The Xero Shoes Z-Trail EV sandal has long been one of the best camp shoes for its lightweight design and comfort. With pack weight at the forefront of every thru hiker’s mind, camp shoes often feel like a luxury they can’t afford. However, after extensive interviews, the Z-Trail emerged as a resounding favorite for those valuing happy feet during well-deserved breaks. The Z-Trail’s thin and feather-light frame was an immediate standout on a recent backpacking trip. Weighing a mere 4 ounces a shoe, it outshone the bulkier alternatives like the Crocs that I typically pack. With quick-drying capabilities and reliable traction, this sandal proved its worth. I personally wore it with socks around the campfire and later sans socks to get water from the river, although it was pretty slippery on water crossings.

Things to Consider Before Buying Thru Hiking Shoes

The best way to determine the right pair of thru hiking shoes is by trial and error. However, unless you have the time (and money) to try dozens of shoes, you need to rely on recommendations to narrow down your choices. Here are some things to keep in mind:

Foot Shape

Do you have a wide or narrow foot? What about a high arch or flat foot? Analyze your foot shape and find shoes that match well. Read reviews and find a shoe catered to that type.

Stepping Pattern/Foot Strike

Analyze your hiking gait and ask, “How does my foot hit the ground on a step?” Hikers who lead with their heels are called “heel strikers”. If this is you, choose a shoe with a high heel-to-toe drop, extra cushioning, and high stack in order to protect joints and minimize pressure. Forefront or toe strikers should search for roomy toe boxes, while midfoot strikers should try a low or mid-drop shoe.

Stability and Support

Before purchasing a new pair of thru hiking shoes, consider the terrain you will be tackling. Not all thru-hikes are the same, and even different sections vary. Most trail running shoes have traction meant for dirt trails, gravel, and fire roads. Steep, technical, and rocky sections might require tougher traction and stiffer-sided shoes in order to protect and support the foot through challenging areas.
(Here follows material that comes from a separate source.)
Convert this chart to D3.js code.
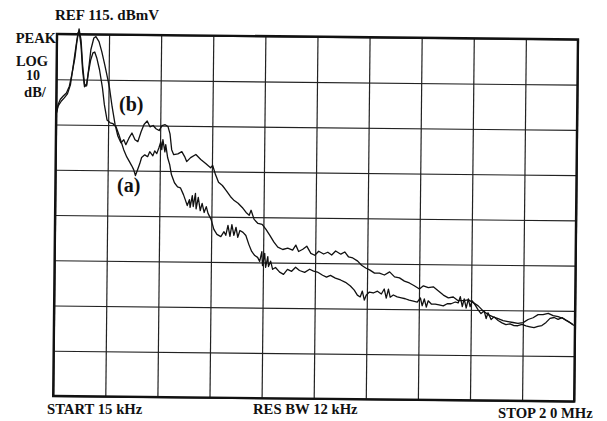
<!DOCTYPE html>
<html>
<head>
<meta charset="utf-8">
<script src="https://cdn.jsdelivr.net/npm/d3@7"></script>
<style>
  body { margin: 0; background: #fff; }
  text { font-family: "Liberation Serif", "Times New Roman", serif; font-weight: bold; fill: #111; }
</style>
</head>
<body>
<div id="chart"></div>
<script>
// Trace (a): frequency (MHz) and level (dBmV)
const freqA = [0.015,0.09,0.21,0.32,0.44,0.55,0.63,0.74,0.82,0.86,
  0.94,1.01,1.09,1.17,1.24,1.32,1.40,1.47,1.55,1.66,
  1.78,1.86,1.97,2.09,2.20,2.32,2.43,2.51,2.62,2.74,
  2.85,2.93,3.01,3.08,3.16,3.24,3.31,3.43,3.54,3.62,
  3.74,3.81,3.89,3.97,4.04,4.08,4.12,4.20,4.23,4.31,
  4.39,4.46,4.58,4.70,4.81,4.93,5.00,5.08,5.16,5.19,
  5.27,5.31,5.39,5.42,5.50,5.58,5.65,5.73,5.81,5.88,
  6.00,6.11,6.23,6.38,6.50,6.57,6.65,6.73,6.80,6.88,
  6.96,7.03,7.11,7.23,7.34,7.46,7.57,7.69,7.80,7.88,
  7.96,7.99,8.07,8.11,8.19,8.22,8.30,8.38,8.49,8.65,
  8.80,8.95,9.11,9.26,9.41,9.61,9.80,9.95,10.10,10.30,
  10.45,10.60,10.79,10.99,11.18,11.37,11.52,11.64,11.75,11.83,
  11.91,11.98,12.10,12.25,12.41,12.56,12.67,12.75,12.83,12.90,
  13.02,13.17,13.33,13.48,13.63,13.79,13.94,14.06,14.13,14.21,
  14.29,14.36,14.48,14.63,14.78,14.94,15.09,15.24,15.40,15.51,
  15.59,15.67,15.74,15.82,15.90,15.97,16.05,16.16,16.28,16.39,
  16.51,16.59,16.66,16.78,16.89,17.05,17.20,17.35,17.51,17.66,
  17.81,17.97,18.12,18.27,18.43,18.58,18.73,18.89,19.04,19.20,
  19.35,19.50,19.66,19.81,19.96];
const levelA = [97.3,99.1,100.2,100.9,101.8,103.8,107.1,112.0,115.3,115.7,
  112.6,107.1,103.4,103.8,106.7,109.4,110.9,111.1,109.8,107.2,
  103.2,99.5,96.1,95.5,95.3,94.6,92.9,91.5,89.6,88.0,
  86.9,86.1,85.2,83.9,85.2,86.5,87.9,88.5,88.1,89.2,
  88.3,89.4,88.8,90.1,91.4,89.7,91.9,89.2,90.8,87.9,
  86.4,84.2,82.4,81.5,81.3,79.8,78.7,77.4,78.7,77.0,
  79.6,77.2,80.1,76.7,79.2,76.3,77.9,75.9,77.2,75.7,
  74.4,72.2,71.1,70.6,71.7,70.9,73.1,70.7,73.3,70.9,
  72.7,70.5,72.0,71.6,70.9,68.9,67.4,66.5,66.1,65.2,
  67.4,64.3,67.0,63.9,66.3,64.1,65.3,63.5,63.9,62.9,
  62.4,63.5,63.1,64.0,63.3,62.9,63.6,63.2,63.0,62.3,
  61.9,62.3,61.7,61.3,60.8,60.0,59.1,58.0,57.6,58.9,
  56.9,58.0,58.7,58.5,58.9,58.3,59.4,57.4,59.4,57.6,
  58.1,57.7,57.5,57.3,57.0,56.8,56.6,57.5,55.8,57.3,
  55.5,56.9,56.2,56.2,56.0,55.8,56.3,56.3,56.7,56.5,
  57.9,55.7,57.4,55.4,57.4,55.7,57.0,56.1,55.0,54.2,
  54.8,53.1,54.4,52.9,53.5,52.7,52.2,51.8,52.0,51.6,
  51.6,51.9,51.6,51.4,51.2,51.5,51.7,52.4,53.3,53.5,
  53.1,53.5,52.9,52.4,51.8];

// Trace (b): frequency (MHz) and level (dBmV)
const freqB = [0.015,0.09,0.17,0.28,0.40,0.51,0.59,0.71,0.78,0.86,
  0.94,1.01,1.09,1.17,1.24,1.32,1.43,1.51,1.63,1.74,
  1.86,1.97,2.05,2.16,2.28,2.39,2.51,2.62,2.70,2.82,
  2.93,3.05,3.16,3.28,3.39,3.51,3.62,3.74,3.85,3.97,
  4.08,4.20,4.31,4.39,4.46,4.54,4.70,4.85,4.96,5.04,
  5.19,5.39,5.58,5.77,5.96,6.04,6.15,6.27,6.42,6.57,
  6.73,6.88,7.03,7.19,7.34,7.46,7.53,7.65,7.80,7.96,
  8.11,8.26,8.42,8.57,8.76,8.95,9.14,9.26,9.37,9.53,
  9.68,9.84,9.99,10.14,10.33,10.49,10.64,10.79,10.99,11.14,
  11.29,11.45,11.64,11.79,11.95,12.10,12.29,12.48,12.67,12.87,
  13.06,13.25,13.44,13.63,13.82,14.02,14.17,14.36,14.55,14.75,
  14.94,15.13,15.32,15.51,15.70,15.90,16.09,16.28,16.47,16.66,
  16.86,17.05,17.24,17.43,17.62,17.81,18.01,18.20,18.39,18.58,
  18.77,18.97,19.16,19.35,19.54,19.73,19.92];
const levelB = [97.3,99.5,100.6,101.3,102.0,103.5,105.8,109.7,113.3,116.2,
  113.7,108.2,104.0,103.6,107.1,111.6,114.2,114.5,113.4,111.2,
  108.3,105.4,103.2,99.0,95.1,92.6,91.1,91.8,90.7,92.2,
  93.3,91.8,91.4,93.6,95.2,96.0,94.7,95.0,94.3,93.9,
  95.0,95.2,94.8,93.2,89.7,88.6,88.8,89.3,88.2,87.1,
  88.0,88.7,87.6,86.7,85.8,86.3,84.3,82.6,81.9,80.8,
  79.5,78.6,78.0,77.1,76.0,75.4,76.5,74.5,73.6,73.4,
  72.3,71.0,69.5,68.4,67.9,68.2,67.8,68.9,67.5,68.0,
  68.7,67.1,66.7,67.6,67.0,67.4,66.8,67.7,67.0,67.5,
  66.4,66.2,65.5,64.6,64.0,63.6,62.9,62.9,62.5,63.2,
  62.1,61.9,61.2,60.8,60.2,59.5,60.2,59.8,60.0,59.1,
  58.2,57.6,57.8,57.0,57.0,57.2,56.6,55.9,54.8,54.0,
  53.5,53.1,52.7,52.5,52.3,52.1,52.3,53.0,53.4,54.1,
  54.1,54.4,53.9,53.7,53.3,52.7,52.0];

// Graticule: 10 divisions across, 10 dB per division down from REF 115 dBmV
const freqGrid = [0.015, 2.0135, 4.012, 6.0105, 8.009, 10.0075, 12.006, 14.0045, 16.003, 18.0015, 20];
const levelGrid = [35, 45, 55, 65, 75, 85, 95, 105, 115];

// Instrument annotations
const leftLabels = ["PEAK", "LOG", "10", "dB/"];
const refLabel = "REF 115. dBmV";
const bottomLabels = ["START 15 kHz", "RES BW 12 kHz", "STOP 2 0 MHz"];

const W = 607, H = 421;
const margin = { top: 34, left: 57 };
const width = 521, height = 362;

const svg = d3.select("#chart").append("svg")
  .attr("width", W).attr("height", H)
  .style("display", "block");

svg.append("rect").attr("width", W).attr("height", H).attr("fill", "#fff");

const x = d3.scaleLinear().domain([0.015, 20]).range([0, width]);
const y = d3.scaleLinear().domain([35, 115]).range([height, 0]);

// the scanned plot is turned a little clockwise
const g = svg.append("g")
  .attr("transform", `translate(${margin.left},${margin.top}) rotate(0.6)`);

// vertical grid lines
g.append("g")
  .attr("transform", `translate(0,${height})`)
  .call(d3.axisBottom(x).tickValues(freqGrid).tickSize(height).tickFormat(""))
  .call(a => a.select(".domain").remove())
  .call(a => a.selectAll(".tick line")
    .attr("y2", -height).attr("stroke", "#222").attr("stroke-width", 1.2));

// horizontal grid lines
g.append("g")
  .call(d3.axisLeft(y).tickValues(levelGrid).tickSize(-width).tickFormat(""))
  .call(a => a.select(".domain").remove())
  .call(a => a.selectAll(".tick line").attr("stroke", "#222").attr("stroke-width", 1.2));

// outer frame
g.append("rect")
  .attr("width", width).attr("height", height)
  .attr("fill", "none").attr("stroke", "#111").attr("stroke-width", 2.4);

const line = d3.line()
  .x(d => x(d[0]))
  .y(d => y(d[1]));

const traces = [d3.zip(freqA, levelA), d3.zip(freqB, levelB)];
g.selectAll(".trace")
  .data(traces)
  .enter()
  .append("path")
  .attr("class", "trace")
  .attr("d", line)
  .attr("fill", "none")
  .attr("stroke", "#111")
  .attr("stroke-width", 1.3)
  .attr("stroke-linejoin", "round");

/* Text */
svg.append("text")
  .attr("x", 55).attr("y", 20)
  .attr("font-size", "15px")
  .text(refLabel);

const leftPos = [
  { x: 56, y: 43, anchor: "end", size: 14.5 },
  { x: 32, y: 66, anchor: "middle", size: 14.5 },
  { x: 33, y: 80, anchor: "middle", size: 14 },
  { x: 35, y: 97, anchor: "middle", size: 14.5 }
];
svg.selectAll(".leftLabel")
  .data(leftLabels)
  .enter()
  .append("text")
  .attr("class", "leftLabel")
  .attr("x", (d, i) => leftPos[i].x)
  .attr("y", (d, i) => leftPos[i].y)
  .attr("text-anchor", (d, i) => leftPos[i].anchor)
  .attr("font-size", (d, i) => leftPos[i].size + "px")
  .text(d => d);

const bottomPos = [[47, 414], [253, 414], [498, 418]];
svg.selectAll(".bottomLabel")
  .data(bottomLabels)
  .enter()
  .append("text")
  .attr("class", "bottomLabel")
  .attr("x", (d, i) => bottomPos[i][0])
  .attr("y", (d, i) => bottomPos[i][1])
  .attr("font-size", "14.7px")
  .text(d => d);

// trace labels
svg.append("text")
  .attr("x", 119).attr("y", 111)
  .attr("font-size", "20px")
  .text("(b)");
svg.append("text")
  .attr("x", 117).attr("y", 192)
  .attr("font-size", "20px")
  .text("(a)");
</script>
</body>
</html>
The average thru hiker has to replace their shoes every 300-500 miles on the trail. This means that the average Appalachian Trail thru hiker is replacing their shoes five times over every five to seven months. This adds up, and while it would be great to have an unlimited shoe budget, the truth is that we need to get every mile out of them. Before you fall in love with a $200 plus pair of shoes for your hike, consider if it’s a financially sustainable choice for your journey.


Q: Can I use a trail running shoe for hiking?

You can absolutely use a trail running shoe for hiking. In fact, thru hikers usually prefer trail running shoes over hiking boots because they are lighter, offer more agility, are more comfortable, and feature breathable and quick-drying technologies.

Q: What is the difference between a hiking boot and a hiking shoe?

Both are footwear designed for outdoor activities like hiking, trekking, and trail walking, so they serve similar purposes but have the following differences in design, construction, and intended use:

– Support: Hiking boots are typically “high tops” that extend above the ankle. This provides more support and stability. Hiking shoes and trail running shoes are typically low tops that resemble sneakers and offer greater mobility.
– Weight: Hiking shoes and trail runners are usually lighter than hiking boots.
– Breathability: Hiking boots, especially waterproof boots, lack breathability, which over a long-distance hiking trip could lead to moisture build-up, bacteria, and fungus.

Q: What kind of sole is best for hiking?

The best hiking sole is largely subjective to each hiker’s personal preference, foot shape, and type of use (long-distance hikes vs. short walks). It’s important to try on different hiking shoes and boots in order to find what’s best for your feet. Many thru hikers prefer thicker soles like the Hoka Speedgoats for cushion and comfort, while other hikers prefer a minimalist feel like the Altra Lone Peaks.

Best Thru Hiking Shoes: Final Thoughts

A shoe is arguably the most important piece of equipment for a thru hiker. With careful consideration of features, understanding of your terrain needs, and a little trial and error, it’s possible to find the perfect footwear companion for a long journey.